Wit is often the fittest instrument with which to destroy the bubble of bombast. When Curran, in an outburst of histrionic anger, placed his hand upon his heart, saying, “I am the trusty guardian of my own honour,” it was Sir Boyle Roche who spoiled the episode by rising with much friendliness to say, “I congratulate my honourable friend on the snug little sinecure to which he has appointed himself.”
Wit may fairly be used to strip the cloak of pretension from the shoulders of impudence. Holker was cross-examining a big vulgar Jew jeweller in a money-lending case and began by looking him up and down in a sleepy dismal way and drawled out: “Well, Mr. Moselwein, and what are you?”

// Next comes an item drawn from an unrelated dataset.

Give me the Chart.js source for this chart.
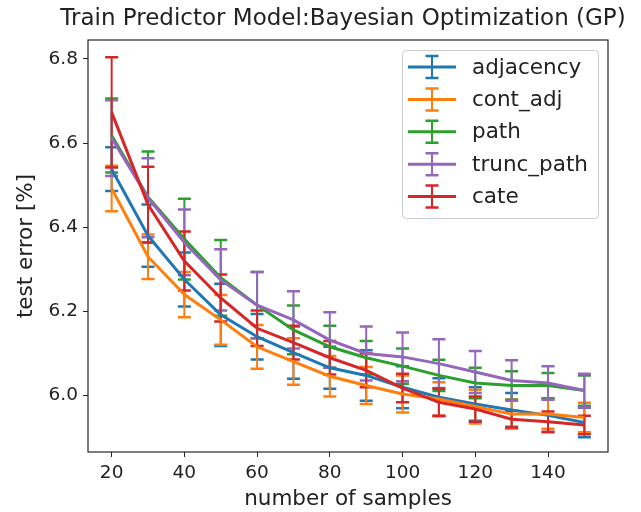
<!DOCTYPE html>
<html>
<head>
<meta charset="utf-8">
<script src="https://cdn.jsdelivr.net/npm/chart.js@4.4.0/dist/chart.umd.min.js"></script>
<style>
  html, body { margin: 0; padding: 0; background: #fff; }
</style>
</head>
<body>
<canvas id="errChart" width="641" height="512"></canvas>
<script>
// number of training samples (x axis)
const samples = [20, 30, 40, 50, 60, 70, 80, 90, 100, 110, 120, 130, 140, 150];

// mean test error [%] and error bar half-width per encoding
const adjacencyMean = [6.538, 6.380, 6.276, 6.192, 6.140, 6.102, 6.066, 6.048, 6.020, 5.996, 5.980, 5.966, 5.953, 5.936];
const adjacencyErr  = [0.052, 0.074, 0.064, 0.074, 0.054, 0.062, 0.050, 0.060, 0.050, 0.045, 0.040, 0.040, 0.040, 0.035];
const contAdjMean   = [6.492, 6.330, 6.240, 6.180, 6.116, 6.081, 6.046, 6.024, 6.004, 5.992, 5.974, 5.956, 5.956, 5.948];
const contAdjErr    = [0.054, 0.053, 0.054, 0.059, 0.052, 0.055, 0.048, 0.044, 0.044, 0.040, 0.040, 0.035, 0.035, 0.035];
const pathMean      = [6.618, 6.472, 6.372, 6.280, 6.215, 6.156, 6.116, 6.090, 6.070, 6.048, 6.030, 6.024, 6.024, 6.012];
const pathErr       = [0.088, 0.108, 0.096, 0.090, 0.079, 0.058, 0.050, 0.040, 0.042, 0.037, 0.036, 0.034, 0.030, 0.036];
const truncPathMean = [6.612, 6.470, 6.364, 6.275, 6.215, 6.180, 6.132, 6.100, 6.092, 6.076, 6.056, 6.036, 6.030, 6.012];
const truncPathErr  = [0.090, 0.094, 0.078, 0.073, 0.079, 0.068, 0.066, 0.064, 0.058, 0.058, 0.050, 0.048, 0.040, 0.040];
const cateMean      = [6.673, 6.454, 6.320, 6.232, 6.160, 6.126, 6.090, 6.060, 6.018, 5.984, 5.968, 5.944, 5.938, 5.930];
const cateErr       = [0.131, 0.090, 0.070, 0.056, 0.042, 0.040, 0.040, 0.040, 0.034, 0.032, 0.030, 0.020, 0.024, 0.022];

const seriesLabels = ['adjacency', 'cont_adj', 'path', 'trunc_path', 'cate'];
const seriesMeans = [adjacencyMean, contAdjMean, pathMean, truncPathMean, cateMean];
const seriesErrs = [adjacencyErr, contAdjErr, pathErr, truncPathErr, cateErr];
const seriesColors = ['#1f77b4', '#ff7f0e', '#2ca02c', '#9467bd', '#d62728'];

const xTicks = [20, 40, 60, 80, 100, 120, 140];
const yTicks = [6.0, 6.2, 6.4, 6.6, 6.8];

const chartTitle = 'Train Predictor Model:Bayesian Optimization (GP)';

const FONT = "'DejaVu Sans', sans-serif";
const TEXT = '#222';

// vertical bars + caps, drawn under all the lines
const errorBars = {
    id: 'errorBars',
    beforeDatasetsDraw(chart) {
        const {ctx, scales: {x, y}} = chart;
        ctx.save();
        chart.data.datasets.forEach(ds => {
            ctx.strokeStyle = ds.borderColor;
            ds.data.forEach((p, j) => {
                const px = x.getPixelForValue(p.x);
                const top = y.getPixelForValue(p.y + ds.errors[j]);
                const bot = y.getPixelForValue(p.y - ds.errors[j]);
                ctx.lineWidth = 2;
                ctx.beginPath();
                ctx.moveTo(px, top);
                ctx.lineTo(px, bot);
                ctx.stroke();
                ctx.lineWidth = 2.5;
                ctx.beginPath();
                ctx.moveTo(px - 6.5, top); ctx.lineTo(px + 6.5, top);
                ctx.moveTo(px - 6.5, bot); ctx.lineTo(px + 6.5, bot);
                ctx.stroke();
            });
        });
        ctx.restore();
    }
};

// title, axes frame and the legend box in the upper right corner
const frameAndLegend = {
    id: 'frameAndLegend',
    afterDraw(chart) {
        const {ctx, chartArea: a} = chart;
        ctx.save();

        // title is wider than the plot, so it is drawn here instead of the title plugin
        ctx.fillStyle = TEXT;
        ctx.font = '23px ' + FONT;
        ctx.textAlign = 'center';
        ctx.textBaseline = 'middle';
        ctx.fillText(chartTitle, (a.left + a.right) / 2 - 5, a.top - 21);
        ctx.textAlign = 'left';

        ctx.strokeStyle = '#262626';
        ctx.lineWidth = 1.2;
        ctx.strokeRect(a.left, a.top, a.right - a.left, a.bottom - a.top);

        const w = 196, h = 168;
        const bx = a.right - 10 - w, by = a.top + 10;
        ctx.fillStyle = 'rgba(255,255,255,0.8)';
        ctx.strokeStyle = '#cccccc';
        ctx.lineWidth = 1;
        ctx.beginPath();
        ctx.roundRect(bx + 0.5, by + 0.5, w, h, 4);
        ctx.fill();
        ctx.stroke();

        ctx.font = '21.5px ' + FONT;
        chart.data.datasets.forEach((ds, i) => {
            const cy = by + 17 + i * 32.4;
            const cx = bx + 30;
            ctx.strokeStyle = ds.borderColor;
            ctx.lineWidth = 3;
            ctx.beginPath();
            ctx.moveTo(bx + 6, cy); ctx.lineTo(bx + 54, cy);
            ctx.stroke();
            ctx.lineWidth = 2;
            ctx.beginPath();
            ctx.moveTo(cx, cy - 11); ctx.lineTo(cx, cy + 11);
            ctx.stroke();
            ctx.lineWidth = 2.5;
            ctx.beginPath();
            ctx.moveTo(cx - 6.5, cy - 11); ctx.lineTo(cx + 6.5, cy - 11);
            ctx.moveTo(cx - 6.5, cy + 11); ctx.lineTo(cx + 6.5, cy + 11);
            ctx.stroke();
            ctx.fillStyle = TEXT;
            ctx.fillText(ds.label, bx + 70, cy + 1);
        });
        ctx.restore();
    }
};

const datasets = seriesLabels.map((label, i) => ({
    label: label,
    data: samples.map((s, j) => ({x: s, y: seriesMeans[i][j]})),
    errors: seriesErrs[i],
    borderColor: seriesColors[i],
    backgroundColor: seriesColors[i],
    borderWidth: 3,
    pointRadius: 0,
    tension: 0,
    fill: false,
    order: seriesLabels.length - i
}));

new Chart(document.getElementById('errChart').getContext('2d'), {
    type: 'line',
    data: { datasets: datasets },
    plugins: [errorBars, frameAndLegend],
    options: {
        responsive: false,
        animation: false,
        layout: { padding: { left: 0, right: 33, top: 40, bottom: 0 } },
        plugins: {
            legend: { display: false },
            tooltip: { enabled: false },
            title: { display: false }
        },
        scales: {
            x: {
                type: 'linear',
                min: 13.5,
                max: 156.5,
                afterBuildTicks: s => { s.ticks = xTicks.map(v => ({value: v})); },
                afterFit: s => { s.height = 60; },
                border: { display: false },
                grid: { drawOnChartArea: false, drawTicks: true, tickLength: 5, tickColor: '#262626' },
                ticks: {
                    color: TEXT,
                    padding: 5,
                    maxRotation: 0,
                    font: { family: FONT, size: 18.5 }
                },
                title: {
                    display: true,
                    text: 'number of samples',
                    color: TEXT,
                    padding: { top: 0, bottom: 0 },
                    font: { family: FONT, size: 21.5 }
                }
            },
            y: {
                min: 5.866,
                max: 6.845,
                afterBuildTicks: s => { s.ticks = yTicks.map(v => ({value: v})); },
                afterFit: s => { s.width = 88; },
                border: { display: false },
                grid: { drawOnChartArea: false, drawTicks: true, tickLength: 5, tickColor: '#262626' },
                ticks: {
                    color: TEXT,
                    padding: 5,
                    font: { family: FONT, size: 18.5 },
                    callback: v => v.toFixed(1)
                },
                title: {
                    display: true,
                    text: 'test error [%]',
                    color: TEXT,
                    padding: { top: 14, bottom: 0 },
                    font: { family: FONT, size: 21.5 }
                }
            }
        }
    }
});
</script>
</body>
</html>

“A genschelman,” replied the jeweller with emphasis.
“Just so, just so,” ejaculated Holker with a dreary yawn, “but what were you before you were a gentleman?”
Wit, skilfully used, is the kindliest and most effective method of exhibiting the futility of judicial interruptions.
“Where do you draw the line, Mr. Bramwell?” asked a learned judge in the Court of Common Pleas.
“I don’t know, and I don’t care, my lord. It is enough for me that my client is on the right side of it.”
Wit and courtesy need never be divorced. They are, indeed, complementary. Wit, deftly used, refreshes the spirit of the weary judge.
Lord Chief Justice Coleridge, writing from the Northern Circuit, says: “Gully was excellent. His phrase, when he asked for a stay of execution ‘in order to consider more at leisure some of your lordship’s observations,’ tickled my fancy very much. Misdirection was never more courteously described.”